This article was written exclusively for Investing.com
The NASDAQ 100 has fallen by nearly 30% in 2022, with no bottom in sight. The declines have come with good reason, primarily due to the Fed being on a path to raise rates multiple times in 2022 and 2023, which has resulted in a significant increase in interest rates and falling earnings estimates.
Additionally, technical trends in the NASDAQ have been very weak and have shown very few signs of improvement thus far. Combining a weaker fundamental outlook and deteriorating technical trends helps explain the overall market weakness and why the all-time highs may not be seen for a very long time.
Rising rates, such as on the 10-year TIPS, have sharply increased in 2022, which have helped to bring the PE ratio of the NASDAQ 100 lower, and as a result, pulled the value of the index down.

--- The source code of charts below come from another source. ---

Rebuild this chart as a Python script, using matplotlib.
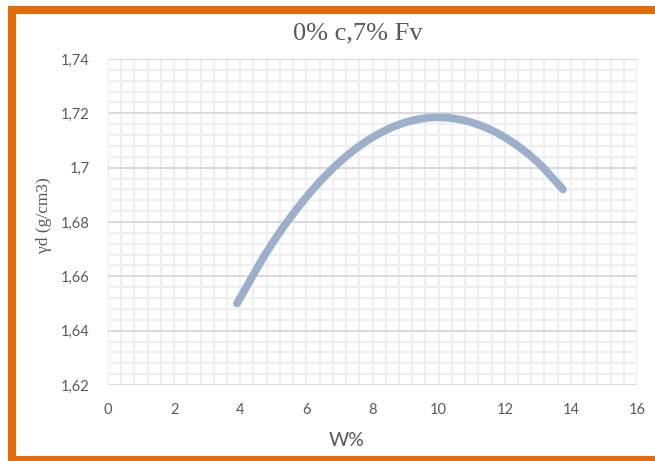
import matplotlib
matplotlib.use("Agg")
import matplotlib.pyplot as plt
from matplotlib.lines import Line2D
import numpy as np

# Data
w_pct = [3.90, 4.90, 5.90, 6.90, 7.90, 8.90, 9.90, 10.90, 11.90, 12.90, 13.76]
gamma_d = [1.6500, 1.6709, 1.6877, 1.7009, 1.7104, 1.7163, 1.7185, 1.7170, 1.7119, 1.7031, 1.6920]

x_ticks = [0, 2, 4, 6, 8, 10, 12, 14, 16]
y_ticks = [1.62, 1.64, 1.66, 1.68, 1.70, 1.72, 1.74]
y_tick_labels = ["1,62", "1,64", "1,66", "1,68", "1,7", "1,72", "1,74"]

title = "0% c,7% Fv"
xlabel = "W%"
ylabel = "γd (g/cm3)"


def smooth_path(xs, ys, n=30):
    """Catmull-Rom curve through the given points (like a smoothed line)."""
    P = np.column_stack([xs, ys]).astype(float)
    P = np.vstack([2 * P[0] - P[1], P, 2 * P[-1] - P[-2]])
    out = []
    t = np.linspace(0, 1, n, endpoint=False)[:, None]
    for i in range(1, len(P) - 2):
        p0, p1, p2, p3 = P[i - 1], P[i], P[i + 1], P[i + 2]
        seg = 0.5 * ((2 * p1) + (-p0 + p2) * t + (2 * p0 - 5 * p1 + 4 * p2 - p3) * t ** 2
                     + (-p0 + 3 * p1 - 3 * p2 + p3) * t ** 3)
        out.append(seg)
    out.append(P[-2][None, :])
    out = np.vstack(out)
    return out[:, 0], out[:, 1]


W, H = 655, 461
fig = plt.figure(figsize=(W / 100, H / 100), dpi=100)
fig.patch.set_facecolor("white")

ax = fig.add_axes([108 / W, 1 - 385 / H, (637 - 108) / W, (385 - 59) / H])
ax.set_xlim(0, 16)
ax.set_ylim(1.62, 1.74)

# grid
for xv in np.arange(0, 16.001, 0.4):
    ax.axvline(xv, color="#efefef", lw=1.5, zorder=0)
for yv in np.arange(1.62, 1.7401, 0.004):
    ax.axhline(yv, color="#efefef", lw=1.5, zorder=0)
for yv in y_ticks:
    ax.axhline(yv, color="#d9d9d9", lw=1.3, zorder=0.5)

for s in ax.spines.values():
    s.set_visible(False)

sx, sy = smooth_path(w_pct, gamma_d)
ax.plot(sx, sy, color="#9bb0cb", lw=5.6, solid_capstyle="round",
        solid_joinstyle="round", zorder=3)

ax.set_xticks(x_ticks)
ax.set_xticklabels([str(v) for v in x_ticks])
ax.set_yticks(y_ticks)
ax.set_yticklabels(y_tick_labels)
ax.tick_params(length=0, labelsize=10.5, labelcolor="#595959", pad=13)
for lab in ax.get_xticklabels() + ax.get_yticklabels():
    lab.set_fontfamily("Lato")

fig.text(347 / W, 1 - 440 / H, xlabel, ha="center", va="center",
         fontsize=14, color="#595959", family="Lato")
fig.text(44 / W, 1 - 215 / H, ylabel, ha="center", va="center", rotation=90,
         fontsize=12.5, color="#595959", family="Liberation Serif")
fig.text(358 / W, 1 - 33 / H, title, ha="center", va="center",
         fontsize=19, color="#595959", family="Liberation Serif")

# orange frame
orange = "#e36c09"
def px_line(x0, y0, x1, y1, lw):
    fig.add_artist(Line2D([x0 / W, x1 / W], [1 - y0 / H, 1 - y1 / H],
                          transform=fig.transFigure, color=orange, lw=lw,
                          solid_capstyle="projecting"))
px_line(12, 10, 660, 10, 5.8)
px_line(12, 10, 12, 460, 5.8)
px_line(12, 460, 660, 460, 5.8)

fig.savefig("out.png", dpi=100, facecolor="white")
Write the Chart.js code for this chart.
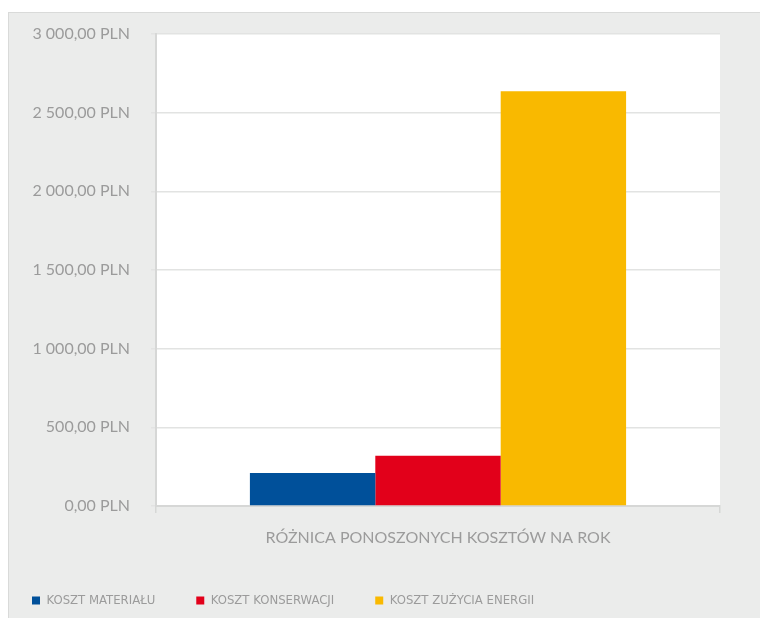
<!DOCTYPE html>
<html>
<head>
<meta charset="utf-8">
<script src="https://cdn.jsdelivr.net/npm/chart.js@4.4.1/dist/chart.umd.min.js"></script>
<style>
  html, body { margin: 0; padding: 0; width: 760px; height: 618px; overflow: hidden; background: #ffffff; }
  #panel { position: absolute; left: 8px; top: 12px; width: 760px; height: 620px; background: #ebeceb; border-left: 1px solid #d9dad9; border-top: 1px solid #d9dad9; }
  #wrap { position: absolute; left: -9px; top: 0; width: 769px; height: 617px; }
</style>
</head>
<body>
<div id="panel"></div>
<div id="wrap"><canvas id="costChart"></canvas></div>
<script>
const categories = ['RÓŻNICA PONOSZONYCH KOSZTÓW NA ROK'];
const seriesNames = ['KOSZT MATERIAŁU', 'KOSZT KONSERWACJI', 'KOSZT ZUŻYCIA ENERGII'];
const materialValues = [210];
const maintenanceValues = [319];
const energyValues = [2636];
const yTickLabels = ['0,00 PLN', '500,00 PLN', '1 000,00 PLN', '1 500,00 PLN', '2 000,00 PLN', '2 500,00 PLN', '3 000,00 PLN'];
const seriesColors = ['#00509a', '#e2001a', '#f9b900'];

const textGray = '#9b9b9b';
const lineGray = '#e2e3e2';

// white plot area on the grey panel
const plotBackground = {
    id: 'plotBackground',
    beforeDraw(chart) {
        const { ctx, chartArea } = chart;
        ctx.save();
        ctx.fillStyle = '#ffffff';
        ctx.fillRect(chartArea.left, chartArea.top, chartArea.right - chartArea.left, chartArea.bottom - chartArea.top);
        ctx.restore();
    }
};

const ctx = document.getElementById('costChart').getContext('2d');
new Chart(ctx, {
    type: 'bar',
    data: {
        labels: categories,
        datasets: [
            { label: seriesNames[0], data: materialValues, backgroundColor: seriesColors[0] },
            { label: seriesNames[1], data: maintenanceValues, backgroundColor: seriesColors[1] },
            { label: seriesNames[2], data: energyValues, backgroundColor: seriesColors[2] }
        ]
    },
    options: {
        responsive: true,
        maintainAspectRatio: false,
        animation: false,
        layout: { padding: { top: 34, right: 40, left: 0, bottom: 0 } },
        datasets: { bar: { categoryPercentage: 0.667, barPercentage: 1.0 } },
        scales: {
            x: {
                grid: { display: true, drawOnChartArea: false, tickLength: 7, color: '#d6d7d6', lineWidth: 1.5 },
                border: { display: true, color: '#d6d7d6', width: 2 },
                ticks: { color: textGray, font: { family: 'Lato', size: 16 }, padding: 15, maxRotation: 0 },
                afterFit(scale) { scale.height = 47; }
            },
            y: {
                min: 0,
                max: 3000,
                grid: { color: lineGray, lineWidth: 1.5, tickLength: 5, tickColor: lineGray },
                border: { display: true, color: '#d6d7d6', width: 2 },
                ticks: {
                    stepSize: 500,
                    color: textGray,
                    padding: 21,
                    font: { family: 'Lato', size: 16 },
                    callback: (value, index) => yTickLabels[index]
                },
                afterFit(scale) { scale.width = 165; }
            }
        },
        plugins: {
            legend: {
                position: 'bottom',
                align: 'start',
                labels: {
                    boxWidth: 8,
                    boxHeight: 8,
                    padding: 41,
                    color: textGray,
                    font: { family: "'Liberation Sans Narrow', 'DejaVu Sans Condensed', sans-serif", size: 13 }
                }
            },
            tooltip: { enabled: false }
        }
    },
    plugins: [plotBackground]
});
</script>
</body>
</html>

This is due to rising rates hurting the earnings yield of the NASDAQ 100 and pulling them higher along the way. The earnings yield is the inverse of the PE ratio, so the higher the earnings yield rises, the lower the PE ratio will fall.
Source: Bloomberg
On top of rising rates, earnings estimates for the NASDAQ 100 have fallen dramatically since the start of 2022. In January, the NASDAQ 100 saw its earnings estimates climb to nearly $571 per share. Since then, earnings estimates have come down to $560, a drop of around 2%. It is not much in the grand scheme of things, but when PE multiples are falling, a decline in earnings estimates can lead to a lower valuation for the index.
Source: Bloomberg
Declining earnings in the broader index level and a declining PE ratio are also reflected on the individual stock level, which appears to be evident in the number of new highs minus the number of new lows in the NASDAQ on a daily basis. The number of new lows has been outpacing the number of new highs for months now, showing no sign of slowing down. A cumulative view of the difference illustrates the very sharp drop since peaking in November.
More importantly, this cumulative number of new highs minus new lows doesn't seem to have stopped falling yet. In the past, when this indicator stops falling, it happened around the same time that the NASDAQ 100 bottomed.
The bright spot is that the percentage of stocks above their 200-day moving average in the NASDAQ has fallen to below 10%. Historically that is a low-level and rare reading. Over the last 20-years, it has only been below 10% a handful of other times, a sign of how depressed many stocks are.
The biggest issue for the NASDAQ and where it goes from here will be how much higher rates rise and whether there is further downside to earnings estimates. This will be dependent on what the Fed plans to do and how high they want rates to go, and the potential impact higher rates will have on the economy.
These are perilous times, and given the path the Fed is taking, it seems unlikely that the NASDAQ's PE ratio will return to its old highs anytime soon, which may mean the NASDAQ doesn’t see an all-time high again for a long time.